L’épître de saint Paul aux Romains nous aide à découvrir que cette promesse de Dieu n’est pas destinée seulement à Israël, que l’accomplissement qu’il a promis ne va pas être un sauveur pour Israël seulement mais un sauveur pour l’humanité entière. La Bonne Nouvelle est que la mort et la résurrection ouvrent le chemin du salut à toutes les nations et pas seulement au peuple élu et cette bonne nouvelle ouvre une capacité d’intelligence plus grande encore de l’événement que nous vivons. Car cet enfant n’est plus seulement le Messie promis par Dieu ou plus exactement il est le Messie promis par Dieu dans la plénitude de la promesse, pour l’humanité entière. C’est donc à partir de notre connaissance de l’histoire de l’alliance entre Dieu et son peuple que nous comprenons le sens de l’événement et à partir encore de l’annonce de la résurrection du Christ et de la mission de l’Esprit-Saint confiée à l’Église pour qu’elle en devienne témoin au milieu du monde.

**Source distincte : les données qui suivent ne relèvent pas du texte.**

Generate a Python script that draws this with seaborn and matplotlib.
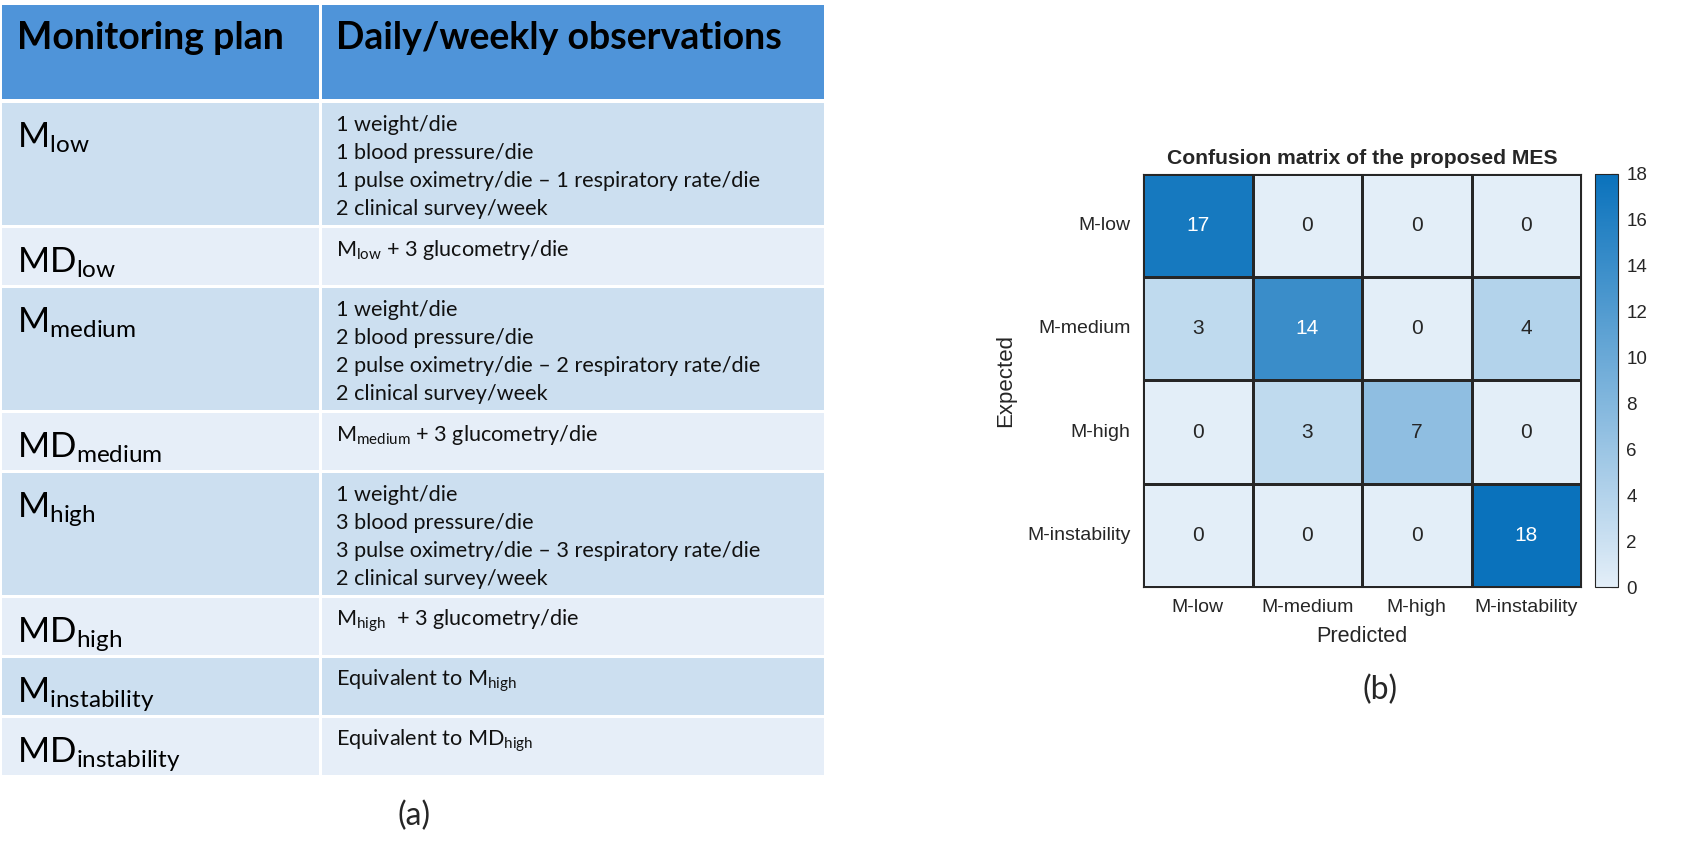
import numpy as np
import pandas as pd
import matplotlib
matplotlib.use("Agg")
import matplotlib.pyplot as plt
import seaborn as sns
from matplotlib.colors import LinearSegmentedColormap
from matplotlib.patches import Rectangle

# ---- (a) monitoring plans table ----
plan_prefix = ["M", "MD", "M", "MD", "M", "MD", "M", "MD"]
plan_level = ["low", "low", "medium", "medium", "high", "high", "instability", "instability"]
observations = [
    ["1 weight/die", "1 blood pressure/die",
     "1 pulse oximetry/die \u2013 1 respiratory rate/die", "2 clinical survey/week"],
    [r"M$_\mathrm{low}$ + 3 glucometry/die"],
    ["1 weight/die", "2 blood pressure/die",
     "2 pulse oximetry/die \u2013 2 respiratory rate/die", "2 clinical survey/week"],
    [r"M$_\mathrm{medium}$ + 3 glucometry/die"],
    ["1 weight/die", "3 blood pressure/die",
     "3 pulse oximetry/die \u2013 3 respiratory rate/die", "2 clinical survey/week"],
    [r"M$_\mathrm{high}$  + 3 glucometry/die"],
    [r"Equivalent to M$_\mathrm{high}$"],
    [r"Equivalent to MD$_\mathrm{high}$"],
]
header = ["Monitoring plan", "Daily/weekly observations"]

# ---- (b) confusion matrix ----
classes = ["M-low", "M-medium", "M-high", "M-instability"]
counts = [[17, 0, 0, 0],
          [3, 14, 0, 4],
          [0, 3, 7, 0],
          [0, 0, 0, 18]]

W, H = 1684, 857
sns.set_style("white")
plt.rcParams["font.family"] = ["Lato", "DejaVu Sans"]
plt.rcParams["mathtext.fontset"] = "custom"
plt.rcParams["mathtext.rm"] = "Lato"
plt.rcParams["mathtext.it"] = "Lato:italic"
plt.rcParams["mathtext.bf"] = "Lato:bold"

fig = plt.figure(figsize=(W / 100, H / 100), dpi=100)

# table drawn in pixel coordinates
at = fig.add_axes([0, 0, 1, 1])
at.set_xlim(0, W)
at.set_ylim(H, 0)
at.axis("off")

x_left, x_div, x_right = 2, 320, 824
gap = 3
dark, light, head = "#CCDFF0", "#E6EEF8", "#4F94D9"

at.add_patch(Rectangle((x_left, 5), x_div - 1.5 - x_left, 94, color=head, lw=0))
at.add_patch(Rectangle((x_div + 1.5, 5), x_right - x_div - 1.5, 94, color=head, lw=0))
at.text(17, 49, header[0], fontsize=27, fontweight="bold", color="black")
at.text(336, 49, header[1], fontsize=27, fontweight="bold", color="black")

y = 99 + gap + 1
for i, (pre, lev, obs) in enumerate(zip(plan_prefix, plan_level, observations)):
    h = 122 if len(obs) > 1 else 57
    c = dark if i % 2 == 0 else light
    at.add_patch(Rectangle((x_left, y), x_div - 1.5 - x_left, h, color=c, lw=0))
    at.add_patch(Rectangle((x_div + 1.5, y), x_right - x_div - 1.5, h, color=c, lw=0))
    at.text(17, y + 45, pre + r"$_\mathrm{" + lev + "}$", fontsize=25, color="black",
            va="baseline")
    for j, line in enumerate(obs):
        at.text(336, y + 28 + 28 * j, line, fontsize=15.6, color="#111111", va="baseline")
    y += h + gap

at.text(414, 816, "(a)", fontsize=23, ha="center", va="center")
at.text(1380, 690, "(b)", fontsize=23, ha="center", va="center")

# confusion matrix
ax = fig.add_axes([1143 / W, 1 - 587 / H, 438 / W, 413 / H])
cax = fig.add_axes([1595 / W, 1 - 587 / H, 23 / W, 413 / H])
cmap = LinearSegmentedColormap.from_list("mes", ["#E3EEF8", "#0A72BC"])
df = pd.DataFrame(counts, index=classes, columns=classes)
mfont = "Liberation Sans"
txt = "#262626"
sns.heatmap(df, ax=ax, cbar_ax=cax, cmap=cmap, vmin=0, vmax=18, annot=True, fmt="d",
            linewidths=0.8, linecolor=txt,
            annot_kws={"fontsize": 15, "family": mfont},
            cbar_kws={"ticks": np.arange(0, 19, 2)})
for s in ax.spines.values():
    s.set_visible(True)
    s.set_color(txt)
    s.set_linewidth(0.8)
ax.tick_params(length=0, pad=9)
ax.set_yticklabels(classes, rotation=0, fontsize=14, family=mfont, color=txt)
ax.set_xticklabels(classes, rotation=0, fontsize=14, family=mfont, color=txt)
ax.set_xlabel("Predicted", fontsize=15.6, family=mfont, color=txt, labelpad=7)
ax.set_ylabel("Expected", fontsize=16, family=mfont, color=txt, labelpad=8)
ax.set_title("Confusion matrix of the proposed MES", fontsize=15.2, fontweight="bold",
             family=mfont, color=txt, pad=7)

cbar = ax.collections[0].colorbar
cbar.outline.set_edgecolor(txt)
cbar.outline.set_linewidth(0.8)
cax.tick_params(direction="in", length=5, width=0.8, color=txt, labelsize=13.5,
                labelcolor=txt, pad=6)
for t in cax.get_yticklabels():
    t.set_family(mfont)

fig.savefig("out.png", dpi=100, facecolor="white")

Nous n’avons pas à nous lamenter sur les déviations que nous constatons autour des fêtes de Noël, nous n’avons pas à gémir sur le fait que tant de gens se contentent de se réjouir sans comprendre pourquoi, nous n’avons pas à frapper sur la poitrine des autres. Nous avons à nous interroger pour nous demander comment nous sommes nous-mêmes porteurs de la clef d’interprétation, comment nous sommes nous-mêmes capables de mettre cet événement en relation avec le Dieu qui s’est révélé en Jésus-Christ et auquel nous croyons, comment nous sommes capables d’annoncer que cette bonne nouvelle du salut est une réalité destinée aujourd’hui à tous les hommes, comment nous sommes capables à travers des gestes de réjouissance, d’amitié, de sympathie, d’attention, de présence aux autres, de manifester la communion universelle que Dieu veut réaliser à travers la venue du Christ.
Frères et sœurs, préparons-nous à accueillir vraiment Celui qui vient au nom du Seigneur pour rendre à l’humanité la plénitude de la vie que Dieu lui donne pour constituer avec cette humanité un nouveau peuple de Dieu, « ardent à faire le bien » (Tt 2, 14).